Steven Holl’s pursuit for phenomenological occurrences is well known. In his essay A Gathering of Different Lights he mentions “… to feel these physicalities is to become a subject of the senses.” Furthermore, he adds that… “an awareness of one’s unique existence in space is essential in developing a consciousness of perception.”

Entrance & Procession; view from the Narthex towards the Baptistry.

Baptistry. Inscribed at the edge of the baptismal font: “No barrier can divide where life unites: one faith, one fount, one spirt, makes one people.”

Main Sanctuary (view from baptistry)

Main Sanctuary (towards the altar)

Main Sanctuary (view from the altar)

Holl assures us that “architecture holds the power to inspire and transform our day-to-day existence.” And while I do not claim that my sketches illustrate the phenomenon I experienced, they certainly give a sense of the spatial quality of the chapel.
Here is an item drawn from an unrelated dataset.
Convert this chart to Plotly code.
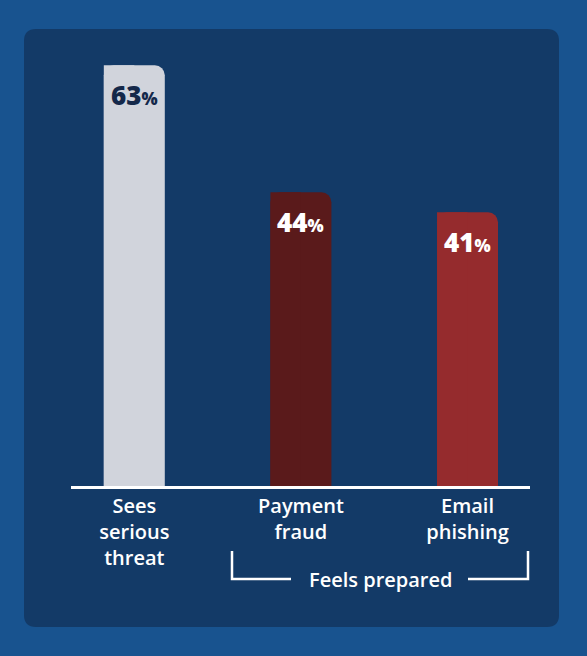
import plotly.graph_objects as go

# chart data
categories = ["Sees<br>serious<br>threat", "Payment<br>fraud", "Email<br>phishing"]
values = [63, 44, 41]
bar_colors = ["#d1d4dc", "#5a1a1b", "#952b2d"]
label_colors = ["#14284a", "#ffffff", "#ffffff"]
group_label = "Feels prepared"

W, H = 587, 656
# plot area in pixels
L, R, T, B = 71, 530, 52, 486

def px_x(x):
    return (x - L) / (R - L)

def px_y(y):
    return (B - y) / (B - T)

BAR_W = 0.366

fig = go.Figure()
# full bar with rounded top corners
fig.add_trace(go.Bar(x=categories, y=values, width=BAR_W,
                     marker=dict(color=bar_colors, cornerradius=10, line=dict(width=0)),
                     hoverinfo="skip"))
# left half without rounding so only the top-right corner is rounded
fig.add_trace(go.Bar(x=categories, y=values, width=BAR_W / 2, offset=-BAR_W / 2,
                     marker=dict(color=bar_colors, line=dict(width=0)),
                     hoverinfo="skip"))

# value labels at the top of each bar
for cat, v, c in zip(categories, values, label_colors):
    fig.add_annotation(x=cat, y=v, yanchor="top", yshift=-10, showarrow=False,
                       text="%d<span style='font-size:17px'>%%</span>" % v,
                       font=dict(family="Open Sans", size=26, color=c, weight=800))

# rounded background panel
x0, x1 = px_x(24), px_x(559)
y0, y1 = px_y(627), px_y(29)
rx, ry = 12 / (R - L), 12 / (B - T)
panel = (f"M {x0 + rx} {y0} L {x1 - rx} {y0} Q {x1} {y0} {x1} {y0 + ry} "
         f"L {x1} {y1 - ry} Q {x1} {y1} {x1 - rx} {y1} "
         f"L {x0 + rx} {y1} Q {x0} {y1} {x0} {y1 - ry} "
         f"L {x0} {y0 + ry} Q {x0} {y0} {x0 + rx} {y0} Z")
fig.add_shape(type="path", path=panel, xref="paper", yref="paper",
              fillcolor="#133a67", line=dict(width=0), layer="below")

# "Feels prepared" bracket
br = dict(color="white", width=2.5)
fig.add_shape(type="path", xref="paper", yref="paper", line=br,
              path=f"M {px_x(232)} {px_y(551)} L {px_x(232)} {px_y(579)} L {px_x(291)} {px_y(579)}")
fig.add_shape(type="path", xref="paper", yref="paper", line=br,
              path=f"M {px_x(468)} {px_y(579)} L {px_x(528)} {px_y(579)} L {px_x(528)} {px_y(551)}")
fig.add_annotation(x=px_x(380), y=px_y(579), xref="paper", yref="paper",
                   xanchor="center", yanchor="middle",
                   text=group_label, showarrow=False,
                   font=dict(family="Open Sans", size=20, color="white", weight=600))

fig.update_layout(
    width=W, height=H,
    margin=dict(l=L, r=W - R, t=T, b=H - B),
    paper_bgcolor="#18538f",
    plot_bgcolor="rgba(0,0,0,0)",
    barmode="overlay",
    showlegend=False,
    font=dict(family="Open Sans", size=20, color="white"),
)
fig.update_xaxes(range=[-0.38, 2.375], showline=True, linecolor="white", linewidth=2.5,
                 ticks="", showgrid=False, zeroline=False,
                 tickfont=dict(family="Open Sans", size=20, color="white", weight=600))
fig.update_yaxes(range=[0, 65], visible=False, showgrid=False, zeroline=False)

# drop the browser's default page margin so the figure fills the window
fig.write_html("out.html", config={"displayModeBar": False},
               post_script="document.body.style.margin='0';")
In fact, in my opinion, having examined Holl’s own watercolors for Saint Ignatius, they also fall short at representing the effect. However, whether intentional or not, the experience is there. Well done Holl.
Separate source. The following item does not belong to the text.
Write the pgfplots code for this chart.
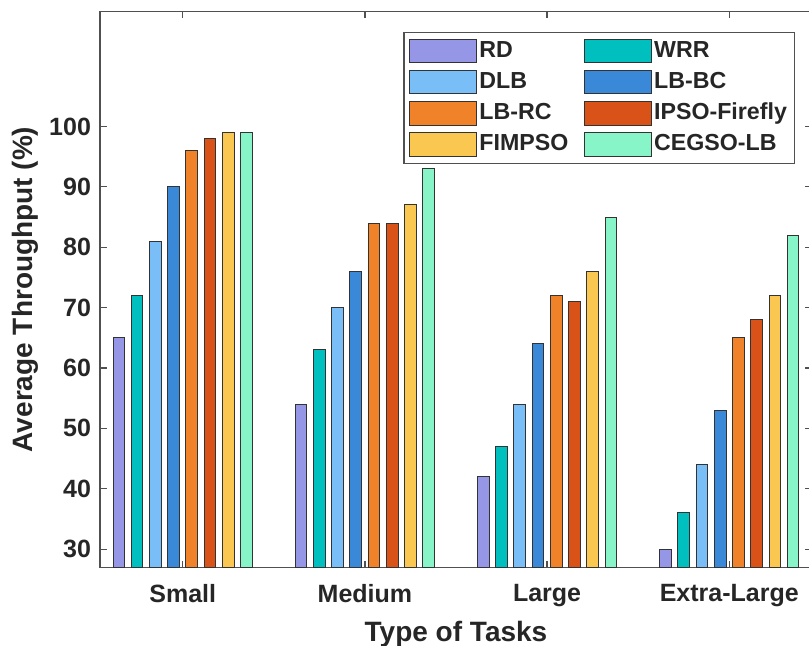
\documentclass[border=0pt]{standalone}
\usepackage{pgfplots}
\pgfplotsset{compat=1.18}
\usepackage{fontspec}
\setmainfont{Liberation Sans}
\definecolor{cRD}{HTML}{9696E6}
\definecolor{cWRR}{HTML}{00BFBF}
\definecolor{cDLB}{HTML}{7ABEF7}
\definecolor{cLBBC}{HTML}{3A88D8}
\definecolor{cLBRC}{HTML}{F0822A}
\definecolor{cIPSO}{HTML}{D95319}
\definecolor{cFIM}{HTML}{FAC850}
\definecolor{cCEG}{HTML}{88F5C8}
\definecolor{txt}{HTML}{262626}
\definecolor{axgray}{HTML}{505050}
\begin{document}
\begin{tikzpicture}
\begin{axis}[
 name=ax,
 scale only axis,
 width=356pt, height=277.8pt,
 xmin=0.546, xmax=4.454, ymin=27, ymax=119,
 xtick={1,2,3,4}, xticklabels={Small,Medium,Large,Extra-Large},
 ytick={30,40,...,100},
 ybar, bar width=0.064,
 axis line style={draw=axgray, line width=0.6pt},
 tick style={draw=axgray, line width=0.6pt},
 major tick length=3.3pt,
 tick align=inside,
 ticklabel style={font=\fontsize{12.5}{14}\selectfont\bfseries, text=txt},
 xticklabel style={yshift=-5pt},
 yticklabel style={xshift=-1pt},
 /pgf/number format/assume math mode=true,
 xlabel={Type of Tasks}, ylabel={Average Throughput (\%)},
 label style={font=\fontsize{14}{16}\selectfont\bfseries, text=txt},
 xlabel style={at={(axis description cs:0.5,-0.1332)}, anchor=base},
 ylabel style={at={(axis description cs:-0.0941,0.5)}, anchor=base},
 legend columns=2, legend cell align=left,
 legend style={at={(axis description cs:0.976,0.9635)}, anchor=north east,
   draw=axgray, line width=0.6pt, fill=white,
   font=\fontsize{11.6}{13}\selectfont\bfseries, text=txt,
   inner sep=2.5pt, row sep=2.1pt,
   /tikz/every even column/.append style={column sep=6.5pt},
   nodes={inner sep=1.2pt, text height=8.6pt, text depth=2.5pt}},
 every axis plot post/.append style={draw=black!80, line width=0.5pt,
   legend image code/.code={\draw[##1] (0pt,-5.85pt) rectangle (33.5pt,5.85pt);}},
]
\addplot[fill=cRD, bar shift=-0.35] coordinates {(1,65) (2,54) (3,42) (4,30)};
\addlegendentry{RD}
\addplot[fill=cWRR, bar shift=-0.25] coordinates {(1,72) (2,63) (3,47) (4,36)};
\addlegendentry{WRR}
\addplot[fill=cDLB, bar shift=-0.15] coordinates {(1,81) (2,70) (3,54) (4,44)};
\addlegendentry{DLB}
\addplot[fill=cLBBC, bar shift=-0.05] coordinates {(1,90) (2,76) (3,64) (4,53)};
\addlegendentry{LB-BC}
\addplot[fill=cLBRC, bar shift=0.05] coordinates {(1,96) (2,84) (3,72) (4,65)};
\addlegendentry{LB-RC}
\addplot[fill=cIPSO, bar shift=0.15] coordinates {(1,98) (2,84) (3,71) (4,68)};
\addlegendentry{IPSO-Firefly}
\addplot[fill=cFIM, bar shift=0.25] coordinates {(1,99) (2,87) (3,76) (4,72)};
\addlegendentry{FIMPSO}
\addplot[fill=cCEG, bar shift=0.35] coordinates {(1,99) (2,93) (3,85) (4,82)};
\addlegendentry{CEGSO-LB}
\end{axis}
\pgfresetboundingbox
\path[use as bounding box] ([xshift=-50pt,yshift=-39.35pt]ax.south west) rectangle ([xshift=354.5pt,yshift=283.65pt]ax.south west);
\end{tikzpicture}
\end{document}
Choir (looking towards the Main Sanctuary)

san francisco art institute

The campus of the San Francisco Art Institute in Russian Hill was designed in the 1920s by Bakewell and Brown, architects of the nearby City Hall and Coit Tower. Later in 1969, Paffard Keatinge-Clay, who had worked in Le Corbusier’s atelier in 1948, designed its addition. He’s also known to have worked in Mies van der Rohe’s office and apprenticed years earlier with Frank Lloyd Wright.

The new building’s program consisted of additional art studios, classrooms, faculty and administrative offices, an auditorium, gallery spaces, a cafeteria, and outdoor spaces, among others. Due to an abrupt change in topography, the addition sits below the existing complex’s main level except for its roof terrace, where the auditorium, cafe, and gallery spaces are located.

The structure resembles Le Corbusier’s Carpenter Center at Harvard, with its béton brut surfaces, ample ramps, light canons, and brise soleils being integral elements of the composition.

However, in contrast to its East Coast precedent, one could argue that at Keatinge-Clay’s building, there are far fewer poetic licenses employed. For example, at the Carpenter, a pedestrian ramp that cuts through the building allows for a way to traverse the structure, producing what Le Corbusier called an architectural promenade. The ramp as part of the spatial sequence is, in fact, one of the highlights of the Carpenter, offering — in some instances — unobstructed views of the interior spaces, art galleries, and studios.

However, once one carefully studies it, the through-block connection seems — in my opinion — a bit gratuitous since there is not much happening on the other side of the block, and you are just feet away from the corner. The main landing only allows access to a secondary entrance and ancillary programs. Also, the secondary nature of the entrance, which most of the time remained closed to the public, stresses its excessiveness.

In contrast, the ramp at the Art Institute, albeit not as sculptural as the Carpenter’s, yet indispensable, not only stitches the interior spaces of the addition with the existing main building but also serves as a connection that allows views into the interior spaces and bridges the abrupt change in topography.

The buildings’ treatment of the roof terraces contrasts significantly as well. At the Carpenter, the roof terrace or fifth façade is enjoyed solely by a private apartment for visiting faculty/artists. In Keatinge-Clay’s addition, the toit-jardín is –in contrast — the project’s hierarchical space. In true emulation of Le Corbusier’s ideas, the roof terrace at the Art Institute becomes a public square, a gathering space where multiple activities occur simultaneously.

The main space of the terrace (represented on the last sketch and axonometric above) is enclosed on three sides by the auditorium, an indoor and outdoor gallery space, and the cafeteria. The terrace openness contrasts with the enclosed nature of the main courtyard at the 1920s building next door. Keatinge-Clay’s roof terrace frame panoramic views of the city’s waterfront below

Also, the roofs over the external gallery, cafe, and auditorium become accessible terraces and not only provide additional vantage points of the city but also allow for a diverse array of activities to occur simultaneously.